Everything from the first line of the data through the line with "Arial, Helvetica, sans-serif';" is to be echoed exactly, minus the pictures.

##########

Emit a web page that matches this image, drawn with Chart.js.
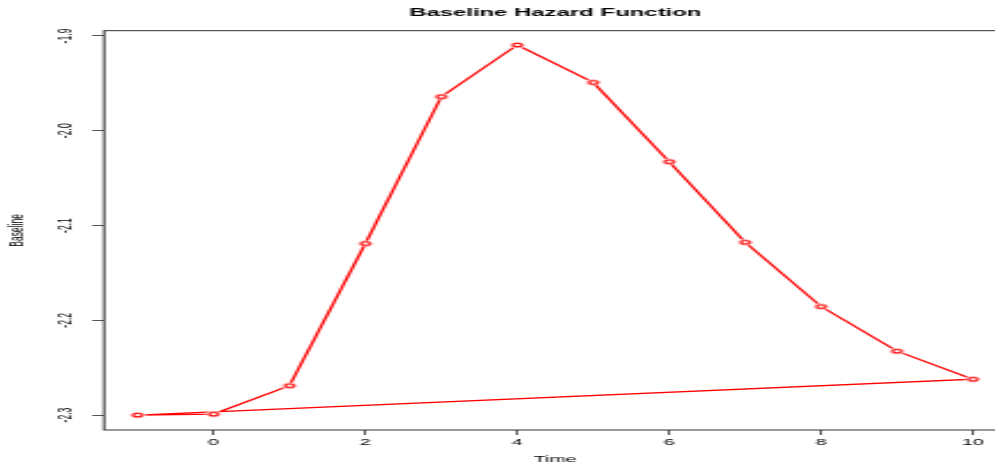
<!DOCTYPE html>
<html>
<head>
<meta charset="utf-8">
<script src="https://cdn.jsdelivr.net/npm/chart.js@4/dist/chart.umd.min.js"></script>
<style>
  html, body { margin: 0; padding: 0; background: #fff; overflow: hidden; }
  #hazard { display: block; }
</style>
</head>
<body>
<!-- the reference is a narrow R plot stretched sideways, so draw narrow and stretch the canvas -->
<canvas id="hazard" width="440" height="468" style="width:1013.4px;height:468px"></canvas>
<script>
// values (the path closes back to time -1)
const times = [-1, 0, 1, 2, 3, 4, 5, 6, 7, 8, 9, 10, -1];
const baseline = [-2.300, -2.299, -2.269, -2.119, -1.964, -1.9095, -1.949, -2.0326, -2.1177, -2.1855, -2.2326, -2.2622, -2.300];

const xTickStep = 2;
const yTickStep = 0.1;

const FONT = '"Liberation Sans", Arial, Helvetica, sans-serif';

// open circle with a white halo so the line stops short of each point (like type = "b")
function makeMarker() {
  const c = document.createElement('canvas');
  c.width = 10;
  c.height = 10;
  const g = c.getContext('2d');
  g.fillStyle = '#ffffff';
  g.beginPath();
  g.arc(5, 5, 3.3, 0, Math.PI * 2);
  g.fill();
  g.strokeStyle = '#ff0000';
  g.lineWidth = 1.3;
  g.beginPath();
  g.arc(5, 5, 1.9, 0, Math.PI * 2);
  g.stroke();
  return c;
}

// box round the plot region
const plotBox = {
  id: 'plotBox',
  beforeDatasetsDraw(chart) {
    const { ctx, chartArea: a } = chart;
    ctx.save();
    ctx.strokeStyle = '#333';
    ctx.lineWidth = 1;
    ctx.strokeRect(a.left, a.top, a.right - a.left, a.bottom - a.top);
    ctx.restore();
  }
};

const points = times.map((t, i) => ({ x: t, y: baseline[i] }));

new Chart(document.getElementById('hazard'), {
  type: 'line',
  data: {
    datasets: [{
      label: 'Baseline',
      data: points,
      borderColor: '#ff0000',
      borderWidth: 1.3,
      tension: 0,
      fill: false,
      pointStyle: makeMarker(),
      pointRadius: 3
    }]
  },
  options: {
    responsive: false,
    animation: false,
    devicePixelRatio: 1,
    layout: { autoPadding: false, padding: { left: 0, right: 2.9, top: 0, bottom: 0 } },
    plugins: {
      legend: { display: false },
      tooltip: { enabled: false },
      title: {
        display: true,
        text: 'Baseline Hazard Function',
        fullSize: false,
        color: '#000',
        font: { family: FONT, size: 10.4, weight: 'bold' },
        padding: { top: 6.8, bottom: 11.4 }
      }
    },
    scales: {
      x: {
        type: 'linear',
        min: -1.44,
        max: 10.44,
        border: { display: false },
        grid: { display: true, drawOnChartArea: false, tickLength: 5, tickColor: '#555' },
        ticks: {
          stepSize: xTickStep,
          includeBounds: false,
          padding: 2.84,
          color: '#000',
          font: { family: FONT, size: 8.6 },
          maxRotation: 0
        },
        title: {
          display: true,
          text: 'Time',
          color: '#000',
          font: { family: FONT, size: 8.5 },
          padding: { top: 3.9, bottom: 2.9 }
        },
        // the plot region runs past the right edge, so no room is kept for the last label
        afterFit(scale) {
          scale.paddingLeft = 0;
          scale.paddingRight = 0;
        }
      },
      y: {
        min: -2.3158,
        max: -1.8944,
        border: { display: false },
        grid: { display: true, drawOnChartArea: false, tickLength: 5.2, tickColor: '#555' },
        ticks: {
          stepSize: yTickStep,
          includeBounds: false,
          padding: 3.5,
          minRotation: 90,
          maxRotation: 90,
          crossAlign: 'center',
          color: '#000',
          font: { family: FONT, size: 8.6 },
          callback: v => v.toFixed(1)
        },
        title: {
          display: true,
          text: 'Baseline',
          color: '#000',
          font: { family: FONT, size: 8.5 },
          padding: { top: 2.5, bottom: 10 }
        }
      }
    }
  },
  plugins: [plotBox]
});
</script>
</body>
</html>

##########

_ANSWER TO THE EXERCISE_
Emit a web page that matches this image, drawn with Chart.js.
<!DOCTYPE html>
<html>
<head>
<meta charset="utf-8">
<script src="https://cdn.jsdelivr.net/npm/chart.js@4/dist/chart.umd.min.js"></script>
<style>
  html, body { margin: 0; padding: 0; background: #fff; overflow: hidden; }
  #hazard { display: block; }
</style>
</head>
<body>
<!-- the reference is a narrow R plot stretched sideways, so draw narrow and stretch the canvas -->
<canvas id="hazard" width="440" height="468" style="width:1013.4px;height:468px"></canvas>
<script>
// values (the path closes back to time -1)
const times = [-1, 0, 1, 2, 3, 4, 5, 6, 7, 8, 9, 10, -1];
const baseline = [-2.300, -2.299, -2.269, -2.119, -1.964, -1.9095, -1.949, -2.0326, -2.1177, -2.1855, -2.2326, -2.2622, -2.300];

const xTickStep = 2;
const yTickStep = 0.1;

const FONT = '"Liberation Sans", Arial, Helvetica, sans-serif';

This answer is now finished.